--- WHAT YOU SHOULD DO ---
Begin with the line holding "Write the D3.js code for this chart.", end with the line holding "var yMinor = [5, 15, 25, 35];", and repeat every line in between exactly, without pictures.

--- EXTRACTED ENTRIES ---
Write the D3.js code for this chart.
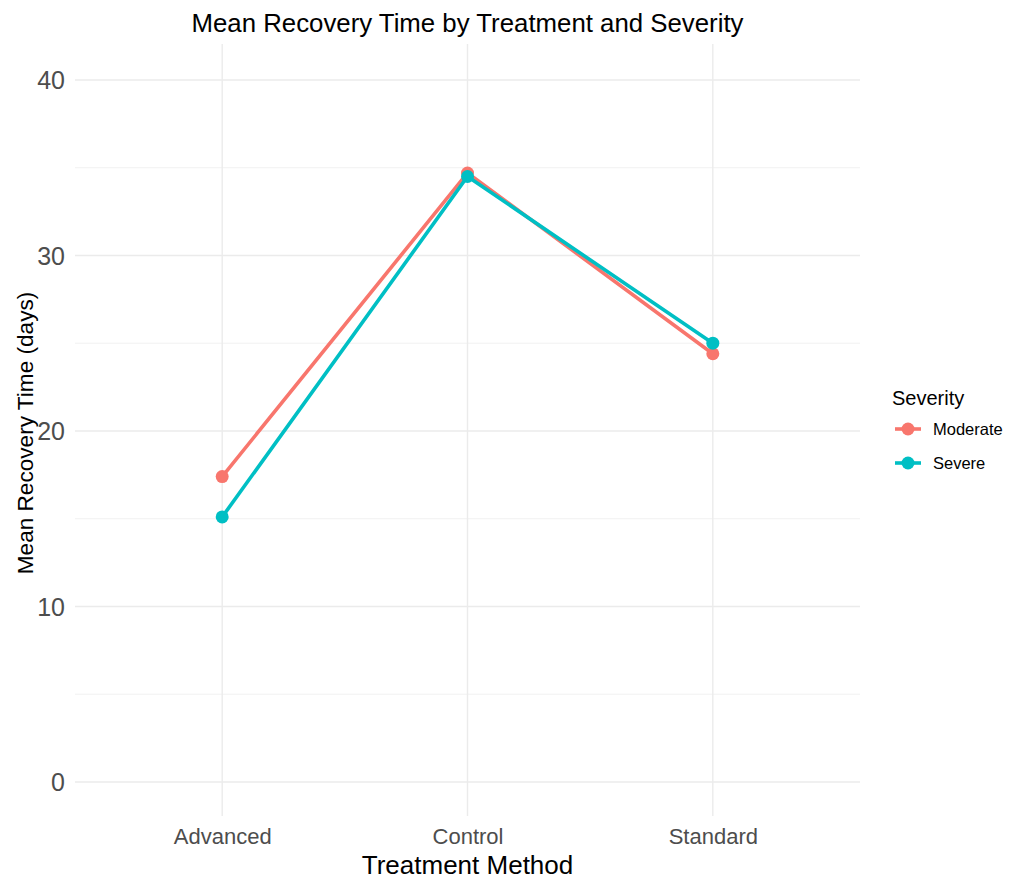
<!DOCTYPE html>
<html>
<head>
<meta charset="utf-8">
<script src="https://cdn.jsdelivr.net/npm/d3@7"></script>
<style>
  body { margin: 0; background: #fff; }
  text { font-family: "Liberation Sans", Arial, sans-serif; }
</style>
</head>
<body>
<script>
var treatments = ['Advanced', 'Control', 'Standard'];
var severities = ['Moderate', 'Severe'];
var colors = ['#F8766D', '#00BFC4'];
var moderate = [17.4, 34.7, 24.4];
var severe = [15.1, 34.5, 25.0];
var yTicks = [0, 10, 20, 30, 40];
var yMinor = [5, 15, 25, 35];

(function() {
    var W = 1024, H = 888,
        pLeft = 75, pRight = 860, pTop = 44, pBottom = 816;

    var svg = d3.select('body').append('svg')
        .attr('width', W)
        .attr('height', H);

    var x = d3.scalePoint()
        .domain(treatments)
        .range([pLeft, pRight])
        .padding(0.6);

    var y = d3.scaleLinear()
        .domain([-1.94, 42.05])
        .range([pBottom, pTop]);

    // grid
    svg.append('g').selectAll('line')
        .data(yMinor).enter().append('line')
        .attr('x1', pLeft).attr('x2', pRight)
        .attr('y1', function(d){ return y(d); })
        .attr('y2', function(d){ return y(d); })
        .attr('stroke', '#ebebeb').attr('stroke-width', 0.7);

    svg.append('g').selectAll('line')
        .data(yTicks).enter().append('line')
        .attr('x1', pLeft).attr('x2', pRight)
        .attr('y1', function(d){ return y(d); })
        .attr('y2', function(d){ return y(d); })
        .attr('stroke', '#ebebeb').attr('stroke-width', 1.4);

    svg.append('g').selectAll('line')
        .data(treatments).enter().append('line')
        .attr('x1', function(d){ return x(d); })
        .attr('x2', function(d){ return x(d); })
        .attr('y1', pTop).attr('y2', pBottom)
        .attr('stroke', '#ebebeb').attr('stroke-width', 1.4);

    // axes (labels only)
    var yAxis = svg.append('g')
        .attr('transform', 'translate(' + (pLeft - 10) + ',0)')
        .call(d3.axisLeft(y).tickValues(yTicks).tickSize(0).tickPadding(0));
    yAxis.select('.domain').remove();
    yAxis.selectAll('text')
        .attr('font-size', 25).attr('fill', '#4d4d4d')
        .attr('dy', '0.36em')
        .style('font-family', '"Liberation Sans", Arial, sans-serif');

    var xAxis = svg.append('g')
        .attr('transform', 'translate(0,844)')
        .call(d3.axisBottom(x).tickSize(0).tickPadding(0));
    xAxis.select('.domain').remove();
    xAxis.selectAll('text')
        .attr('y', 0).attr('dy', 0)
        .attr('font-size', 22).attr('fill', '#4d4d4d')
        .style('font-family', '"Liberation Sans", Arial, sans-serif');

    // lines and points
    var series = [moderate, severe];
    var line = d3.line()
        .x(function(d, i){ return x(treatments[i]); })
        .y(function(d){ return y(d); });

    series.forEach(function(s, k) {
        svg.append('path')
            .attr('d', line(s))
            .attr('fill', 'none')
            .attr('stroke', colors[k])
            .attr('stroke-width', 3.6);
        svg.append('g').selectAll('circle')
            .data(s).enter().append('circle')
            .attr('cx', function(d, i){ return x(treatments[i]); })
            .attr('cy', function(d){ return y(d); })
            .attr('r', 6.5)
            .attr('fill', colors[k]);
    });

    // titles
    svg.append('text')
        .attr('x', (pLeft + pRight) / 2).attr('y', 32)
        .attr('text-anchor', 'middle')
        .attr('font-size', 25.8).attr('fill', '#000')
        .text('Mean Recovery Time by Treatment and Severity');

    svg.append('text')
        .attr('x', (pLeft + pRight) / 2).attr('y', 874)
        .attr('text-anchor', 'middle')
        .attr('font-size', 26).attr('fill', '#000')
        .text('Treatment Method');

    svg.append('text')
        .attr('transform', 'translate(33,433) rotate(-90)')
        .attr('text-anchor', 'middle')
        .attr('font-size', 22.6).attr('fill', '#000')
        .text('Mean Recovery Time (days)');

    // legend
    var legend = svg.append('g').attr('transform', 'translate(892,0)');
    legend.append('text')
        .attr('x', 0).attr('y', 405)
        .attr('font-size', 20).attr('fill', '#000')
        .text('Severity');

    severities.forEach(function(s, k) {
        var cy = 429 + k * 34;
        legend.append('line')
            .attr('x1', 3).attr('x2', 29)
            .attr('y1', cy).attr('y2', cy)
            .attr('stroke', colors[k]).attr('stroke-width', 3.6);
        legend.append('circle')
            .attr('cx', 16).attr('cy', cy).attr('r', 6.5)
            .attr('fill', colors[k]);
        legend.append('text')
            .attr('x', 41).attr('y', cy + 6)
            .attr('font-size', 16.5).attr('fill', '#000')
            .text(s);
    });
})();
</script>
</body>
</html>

---

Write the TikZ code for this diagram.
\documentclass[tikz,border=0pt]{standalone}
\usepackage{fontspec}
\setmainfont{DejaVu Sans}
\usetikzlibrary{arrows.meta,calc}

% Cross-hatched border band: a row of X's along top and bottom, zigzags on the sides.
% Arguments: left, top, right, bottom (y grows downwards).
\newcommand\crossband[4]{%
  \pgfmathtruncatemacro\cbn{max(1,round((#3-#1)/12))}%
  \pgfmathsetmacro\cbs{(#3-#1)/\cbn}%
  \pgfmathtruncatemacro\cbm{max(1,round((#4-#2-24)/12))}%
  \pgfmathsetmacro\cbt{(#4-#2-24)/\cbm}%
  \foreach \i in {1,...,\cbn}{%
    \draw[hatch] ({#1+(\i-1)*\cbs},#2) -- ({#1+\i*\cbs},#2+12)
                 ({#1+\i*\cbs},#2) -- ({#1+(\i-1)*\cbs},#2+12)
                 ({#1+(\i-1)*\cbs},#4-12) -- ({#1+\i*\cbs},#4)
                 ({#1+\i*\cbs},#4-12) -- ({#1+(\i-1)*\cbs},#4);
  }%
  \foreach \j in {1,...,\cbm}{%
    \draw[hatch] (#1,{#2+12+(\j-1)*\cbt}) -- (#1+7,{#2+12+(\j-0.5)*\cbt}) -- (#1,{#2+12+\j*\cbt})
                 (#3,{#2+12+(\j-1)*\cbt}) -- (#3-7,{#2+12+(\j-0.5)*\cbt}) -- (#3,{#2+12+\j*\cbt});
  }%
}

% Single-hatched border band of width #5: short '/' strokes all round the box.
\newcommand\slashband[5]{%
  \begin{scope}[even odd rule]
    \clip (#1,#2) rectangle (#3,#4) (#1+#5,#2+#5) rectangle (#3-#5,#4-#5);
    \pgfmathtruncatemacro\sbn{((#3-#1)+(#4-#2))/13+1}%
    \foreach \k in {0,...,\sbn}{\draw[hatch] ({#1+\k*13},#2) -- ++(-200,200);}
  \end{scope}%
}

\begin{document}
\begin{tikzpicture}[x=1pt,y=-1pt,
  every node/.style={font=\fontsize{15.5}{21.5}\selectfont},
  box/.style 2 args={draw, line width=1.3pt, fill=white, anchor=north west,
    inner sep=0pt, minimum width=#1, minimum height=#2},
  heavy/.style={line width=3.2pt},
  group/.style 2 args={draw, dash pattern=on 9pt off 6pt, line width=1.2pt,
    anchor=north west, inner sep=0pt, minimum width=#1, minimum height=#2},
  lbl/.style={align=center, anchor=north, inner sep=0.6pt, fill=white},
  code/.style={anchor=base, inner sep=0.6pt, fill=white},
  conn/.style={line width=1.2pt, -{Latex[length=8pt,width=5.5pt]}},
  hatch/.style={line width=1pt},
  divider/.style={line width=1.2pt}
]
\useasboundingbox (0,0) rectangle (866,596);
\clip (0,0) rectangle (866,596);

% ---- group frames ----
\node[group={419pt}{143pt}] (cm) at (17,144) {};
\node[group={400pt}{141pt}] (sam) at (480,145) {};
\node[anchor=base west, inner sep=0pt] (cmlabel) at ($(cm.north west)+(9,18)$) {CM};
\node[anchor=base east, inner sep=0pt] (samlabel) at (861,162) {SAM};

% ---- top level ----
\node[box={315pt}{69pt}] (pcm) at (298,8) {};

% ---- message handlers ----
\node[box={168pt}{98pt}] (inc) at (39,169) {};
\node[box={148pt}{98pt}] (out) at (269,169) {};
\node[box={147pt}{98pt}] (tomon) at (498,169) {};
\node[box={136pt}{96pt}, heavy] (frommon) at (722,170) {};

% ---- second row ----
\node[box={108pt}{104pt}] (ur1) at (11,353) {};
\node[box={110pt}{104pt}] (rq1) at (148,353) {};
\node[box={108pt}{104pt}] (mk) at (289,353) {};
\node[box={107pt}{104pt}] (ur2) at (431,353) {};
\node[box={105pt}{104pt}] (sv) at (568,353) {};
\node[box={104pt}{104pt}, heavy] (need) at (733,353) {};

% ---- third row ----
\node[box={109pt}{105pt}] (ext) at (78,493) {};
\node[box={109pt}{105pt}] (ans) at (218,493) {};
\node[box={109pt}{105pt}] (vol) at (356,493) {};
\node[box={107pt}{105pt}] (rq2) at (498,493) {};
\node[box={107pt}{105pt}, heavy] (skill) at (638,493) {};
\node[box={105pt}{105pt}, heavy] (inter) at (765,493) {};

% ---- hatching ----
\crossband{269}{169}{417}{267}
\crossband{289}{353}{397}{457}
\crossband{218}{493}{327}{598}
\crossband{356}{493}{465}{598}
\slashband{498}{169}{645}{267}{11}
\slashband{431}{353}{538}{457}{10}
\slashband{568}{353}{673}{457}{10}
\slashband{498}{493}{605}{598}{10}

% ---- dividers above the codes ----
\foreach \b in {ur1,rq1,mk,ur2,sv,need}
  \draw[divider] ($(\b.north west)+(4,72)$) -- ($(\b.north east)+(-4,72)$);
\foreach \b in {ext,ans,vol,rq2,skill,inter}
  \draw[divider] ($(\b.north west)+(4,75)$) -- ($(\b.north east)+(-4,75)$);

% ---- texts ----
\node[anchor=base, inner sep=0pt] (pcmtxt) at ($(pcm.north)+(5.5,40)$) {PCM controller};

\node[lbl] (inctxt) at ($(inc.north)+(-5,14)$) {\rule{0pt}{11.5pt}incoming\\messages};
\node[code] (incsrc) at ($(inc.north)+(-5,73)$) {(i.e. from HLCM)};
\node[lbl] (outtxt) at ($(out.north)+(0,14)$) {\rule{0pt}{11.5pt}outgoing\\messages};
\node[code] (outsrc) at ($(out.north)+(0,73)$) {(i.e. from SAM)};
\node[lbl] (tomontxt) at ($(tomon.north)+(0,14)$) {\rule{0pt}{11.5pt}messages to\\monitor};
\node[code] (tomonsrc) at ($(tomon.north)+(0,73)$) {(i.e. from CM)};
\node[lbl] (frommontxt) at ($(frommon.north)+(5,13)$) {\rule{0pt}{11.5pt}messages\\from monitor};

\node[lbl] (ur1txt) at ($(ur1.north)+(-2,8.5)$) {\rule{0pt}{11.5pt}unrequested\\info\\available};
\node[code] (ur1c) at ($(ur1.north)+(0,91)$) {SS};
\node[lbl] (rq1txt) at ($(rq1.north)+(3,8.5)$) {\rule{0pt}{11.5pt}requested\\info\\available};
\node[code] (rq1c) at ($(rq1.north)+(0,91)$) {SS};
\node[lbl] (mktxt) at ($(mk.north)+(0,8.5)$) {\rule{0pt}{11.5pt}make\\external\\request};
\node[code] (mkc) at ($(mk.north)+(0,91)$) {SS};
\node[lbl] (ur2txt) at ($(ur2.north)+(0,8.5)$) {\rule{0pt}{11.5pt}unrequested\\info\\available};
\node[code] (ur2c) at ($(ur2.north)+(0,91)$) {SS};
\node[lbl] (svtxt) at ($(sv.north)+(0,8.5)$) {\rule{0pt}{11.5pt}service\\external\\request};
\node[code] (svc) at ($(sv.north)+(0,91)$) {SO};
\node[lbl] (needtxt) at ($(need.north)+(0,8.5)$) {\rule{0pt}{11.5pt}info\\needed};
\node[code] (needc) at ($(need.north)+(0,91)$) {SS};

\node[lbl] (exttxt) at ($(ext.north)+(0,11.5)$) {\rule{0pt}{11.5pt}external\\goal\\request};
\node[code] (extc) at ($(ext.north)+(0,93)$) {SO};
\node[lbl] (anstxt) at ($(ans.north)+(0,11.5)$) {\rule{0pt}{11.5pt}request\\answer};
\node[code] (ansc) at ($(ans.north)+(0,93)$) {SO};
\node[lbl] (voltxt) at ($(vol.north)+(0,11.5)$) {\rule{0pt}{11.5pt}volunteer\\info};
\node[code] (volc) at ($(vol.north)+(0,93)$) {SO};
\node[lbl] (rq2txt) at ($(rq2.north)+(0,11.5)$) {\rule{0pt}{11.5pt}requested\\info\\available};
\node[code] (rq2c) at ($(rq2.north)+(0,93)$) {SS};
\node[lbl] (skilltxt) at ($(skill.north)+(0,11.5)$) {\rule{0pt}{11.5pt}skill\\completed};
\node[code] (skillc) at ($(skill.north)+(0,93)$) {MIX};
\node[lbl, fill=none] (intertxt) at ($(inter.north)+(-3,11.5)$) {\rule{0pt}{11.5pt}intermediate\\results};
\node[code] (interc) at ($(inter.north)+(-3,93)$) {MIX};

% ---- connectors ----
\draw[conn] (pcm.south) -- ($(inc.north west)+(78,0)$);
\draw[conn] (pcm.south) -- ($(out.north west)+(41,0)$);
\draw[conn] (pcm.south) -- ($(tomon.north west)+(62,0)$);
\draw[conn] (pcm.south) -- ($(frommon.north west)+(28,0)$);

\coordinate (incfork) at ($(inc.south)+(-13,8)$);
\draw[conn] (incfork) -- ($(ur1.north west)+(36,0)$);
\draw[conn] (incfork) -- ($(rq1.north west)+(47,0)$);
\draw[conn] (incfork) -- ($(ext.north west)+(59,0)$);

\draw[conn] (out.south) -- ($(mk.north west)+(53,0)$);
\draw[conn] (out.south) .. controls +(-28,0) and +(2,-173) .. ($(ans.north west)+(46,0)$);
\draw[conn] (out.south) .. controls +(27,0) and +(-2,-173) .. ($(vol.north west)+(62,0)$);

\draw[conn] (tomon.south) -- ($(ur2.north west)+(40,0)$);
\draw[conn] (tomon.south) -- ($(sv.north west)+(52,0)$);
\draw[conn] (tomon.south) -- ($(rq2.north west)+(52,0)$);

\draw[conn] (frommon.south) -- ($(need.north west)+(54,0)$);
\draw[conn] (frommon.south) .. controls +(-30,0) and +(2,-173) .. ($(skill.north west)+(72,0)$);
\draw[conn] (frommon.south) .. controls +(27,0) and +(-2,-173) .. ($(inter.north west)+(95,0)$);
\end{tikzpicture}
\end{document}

--

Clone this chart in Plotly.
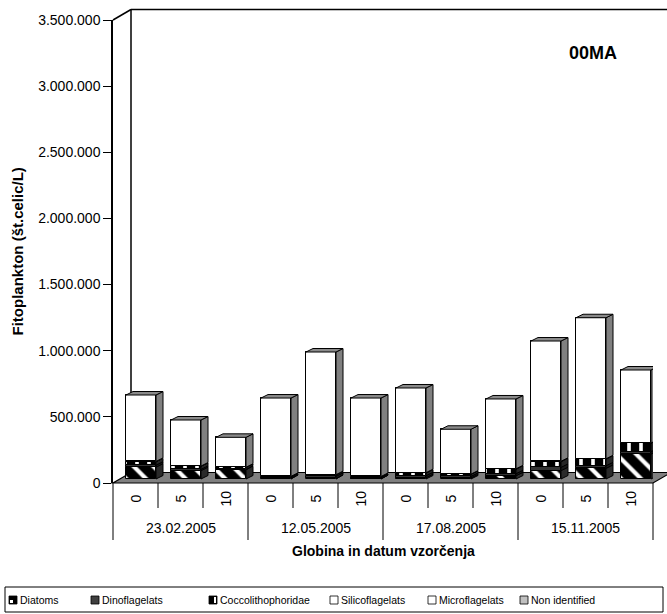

--- REPLY TO THE EXERCISE ---
Write the D3.js code for this chart.
<!DOCTYPE html>
<html>
<head>
<meta charset="utf-8">
<script src="https://cdn.jsdelivr.net/npm/d3@7"></script>
<style>
  body { margin: 0; background: #fff; }
  text { font-family: "Liberation Sans", Arial, sans-serif; }
</style>
</head>
<body>
<script>
var treatments = ['Advanced', 'Control', 'Standard'];
var severities = ['Moderate', 'Severe'];
var colors = ['#F8766D', '#00BFC4'];
var moderate = [17.4, 34.7, 24.4];
var severe = [15.1, 34.5, 25.0];
var yTicks = [0, 10, 20, 30, 40];
var yMinor = [5, 15, 25, 35];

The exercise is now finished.